FASB dramatically changes direction on its insurance project—a relief for some, bad news for global convergence.
On February 19, the FASB decided to scale back the scope of its project on insurance contracts. This decision is important for non-insurers, as it narrows the applicability of any new guidance to insurance entities only (at least for now). For insurers, the FASB voted to narrow the scope to identifying targeted improvements to U.S. GAAP. These decisions likely signal the end of joint efforts with the IASB to issue a new, mostly converged standard on accounting for insurance contracts.
The FASB’s decisions were in large part due to feedback from U.S. investors and preparers who favored targeted improvements to existing U.S. GAAP in the event that substantial convergence with the IASB’s proposed insurance model became unlikely. One of the key unresolved differences was the IASB’s support for, and the FASB’s rejection of, an explicit risk adjustment in the proposed present value of cash flows model.
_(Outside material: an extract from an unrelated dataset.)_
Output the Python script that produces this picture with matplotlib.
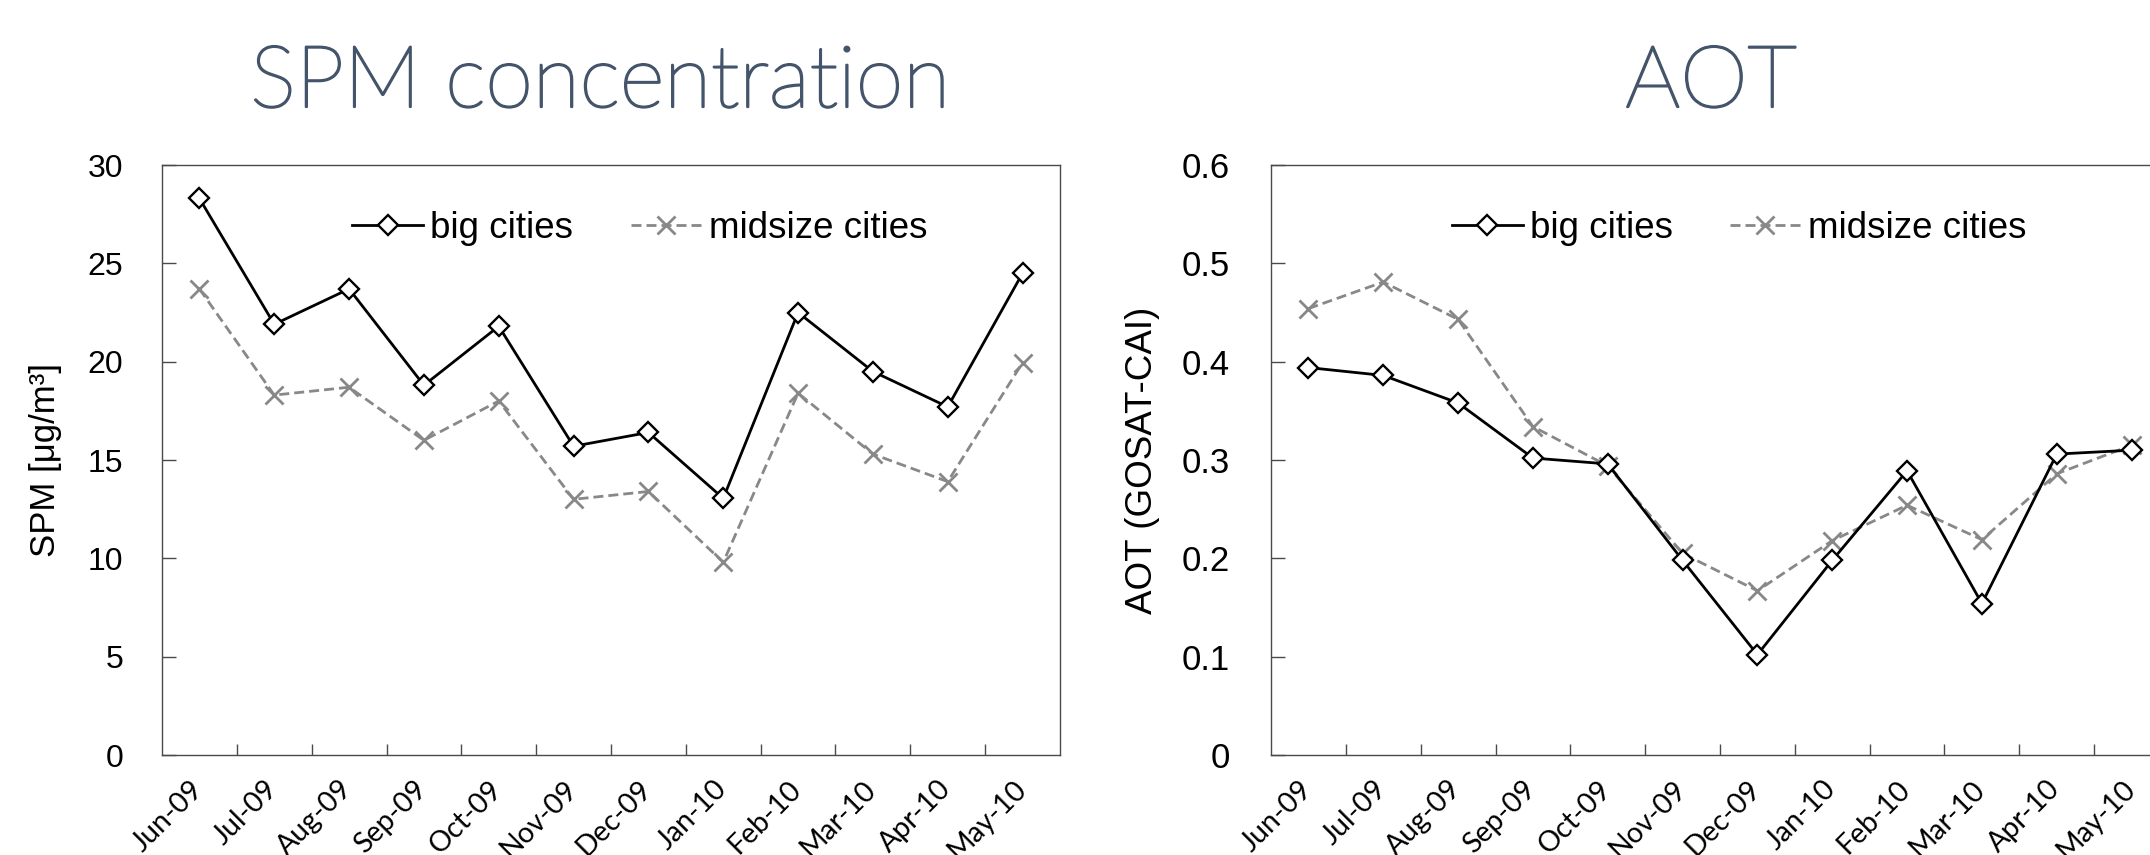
import numpy as np
import matplotlib.pyplot as plt
import matplotlib.patheffects as pe
from matplotlib.transforms import ScaledTranslation

# monthly values
months = ["Jun-09", "Jul-09", "Aug-09", "Sep-09", "Oct-09", "Nov-09",
          "Dec-09", "Jan-10", "Feb-10", "Mar-10", "Apr-10", "May-10"]

spm_big = [28.3, 21.9, 23.7, 18.8, 21.8, 15.7, 16.4, 13.05, 22.5, 19.5, 17.7, 24.5]
spm_mid = [23.7, 18.3, 18.7, 16.0, 18.0, 13.0, 13.4, 9.8, 18.4, 15.3, 13.9, 19.95]

aot_big = [0.394, 0.386, 0.358, 0.302, 0.296, 0.198, 0.102, 0.198, 0.289, 0.154, 0.306, 0.310]
aot_mid = [0.454, 0.481, 0.443, 0.334, 0.294, 0.205, 0.167, 0.218, 0.254, 0.219, 0.286, 0.315]

spm_ticks = [0, 5, 10, 15, 20, 25, 30]
aot_ticks = [0, 0.1, 0.2, 0.3, 0.4, 0.5, 0.6]

W, H = 2150, 855
fig = plt.figure(figsize=(W / 100, H / 100), dpi=100)

ARIAL = "Liberation Sans"
GRAY = "#888888"
SPINE = "#4a4a4a"


def panel(left_px, big, mid, ticks, ticklabels, tick_fs, pad, leg_x):
    ax = fig.add_axes([left_px / W, (H - 755) / H, 898 / W, 590 / H])
    x = np.arange(len(months))
    ax.plot(x, mid, color=GRAY, lw=2.0, ls=(0, (3.6, 1.8)), marker="x",
            ms=13, mew=2.0, mec=GRAY, label="midsize cities", zorder=2)
    ax.plot(x, big, color="black", lw=2.0, marker="D", ms=10, mfc="white",
            mec="black", mew=1.7, label="big cities", zorder=3)

    ax.set_xlim(-0.5, len(months) - 0.5)
    ax.set_ylim(ticks[0], ticks[-1])

    ax.set_yticks(ticks)
    ax.set_yticklabels(ticklabels, fontsize=tick_fs, family=ARIAL)
    ax.tick_params(axis="y", direction="in", length=10, width=1, color=SPINE, pad=pad)

    ax.set_xticks(x)
    ax.set_xticklabels(months, rotation=45, ha="right", va="top",
                       fontsize=20.5, family="Lato")
    ax.tick_params(axis="x", which="major", length=0, pad=15)
    shift = ScaledTranslation(6 / 72, 0, fig.dpi_scale_trans)
    for lab in ax.get_xticklabels():
        lab.set_transform(lab.get_transform() + shift)
    ax.set_xticks(np.arange(0.5, len(months) - 1), minor=True)
    ax.tick_params(axis="x", which="minor", direction="in", length=8, width=1, color=SPINE)

    for s in ax.spines.values():
        s.set_color(SPINE)
        s.set_linewidth(1.0)

    h, l = ax.get_legend_handles_labels()
    ax.legend(h[::-1], l[::-1], loc="center", bbox_to_anchor=(leg_x, 0.893),
              ncol=2, frameon=False, prop={"family": ARIAL, "size": 26.5},
              handlelength=1.93, handletextpad=0.19, columnspacing=1.55,
              borderpad=0, numpoints=1)
    return ax


ax1 = panel(162, spm_big, spm_mid, spm_ticks, [str(t) for t in spm_ticks],
            23, 28, 0.532)
ax2 = panel(1271, aot_big, aot_mid, aot_ticks,
            ["0"] + ["%.1f" % t for t in aot_ticks[1:]], 25, 29.5, 0.521)

fig.text(46 / W, 1 - 460 / H, "SPM [μg/m³]", rotation=90, ha="center",
         va="center", fontsize=25, family=ARIAL)
fig.text(1142 / W, 1 - 460 / H, "AOT (GOSAT-CAI)", rotation=90, ha="center",
         va="center", fontsize=26.5, family=ARIAL)

title_color = "#44546A"
thicken = [pe.withStroke(linewidth=1.6, foreground=title_color)]
fig.text(600 / W, 1 - 107 / H, "SPM concentration", ha="center", va="baseline",
         fontsize=62, family="Lato", fontweight="light", color=title_color,
         path_effects=thicken)
fig.text(1711 / W, 1 - 107 / H, "AOT", ha="center", va="baseline",
         fontsize=62, family="Lato", fontweight="light", color=title_color,
         path_effects=thicken)

fig.savefig("out.png", dpi=100)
The board voted to limit the project scope to insurance entities, but left the door open to possibly include certain contracts written by non-insurers, if deemed necessary. The FASB exposure draft on the project (the “ED”) had proposed a wide scope, based on a very broad definition of insurance, making it applicable to certain contracts written by non-insurers as well as insurers. That scope would have included certain contracts issued by banks and other financial institutions, such as financial guarantees and standby letters of credit. The ED also included a long list of scope exceptions that were viewed as complex and difficult to apply. Non-insurers writing contracts such as fixed fee service agreements were concerned that their contracts might unintentionally fail the exemption criteria and be scoped into the standard.
For insurance entities, the FASB will focus on identifying targeted improvements to existing U.S. GAAP accounting for long duration insurance contracts, which principally covers life and annuity business. The board will also consider disclosure-only enhancements for short duration insurance contracts, such as property/casualty business.
Convergence likely off the table
The FASB’s decision to scale back its insurance contracts project means that the IASB will likely go it alone to finish its comprehensive standard on the topic. Some degree of convergence may still be possible as the FASB has not ruled out incorporating some of the concepts from the ED into its targeted changes. Convergence, however, is no longer a primary goal of either project.
The project’s new direction is a dramatic change from the FASB’s ED, which would have fundamentally altered insurers’ accounting and impacted a variety of non-insurers. The FASB’s decision on insurance is a further setback to achieving global convergence for insurers’ financial statements when coupled with the FASB’s significant decision regarding the direction of the financial instruments project in December.
The FASB staff will perform an analysis of existing U.S. GAAP guidance for long duration insurance contracts. The objective will be to identify potential areas for targeted improvements for the board’s consideration. The staff is also expected to develop a list of potential disclosure enhancements for short duration insurance contracts. It is unclear at this point how the timing of the project will be impacted by the revised scope.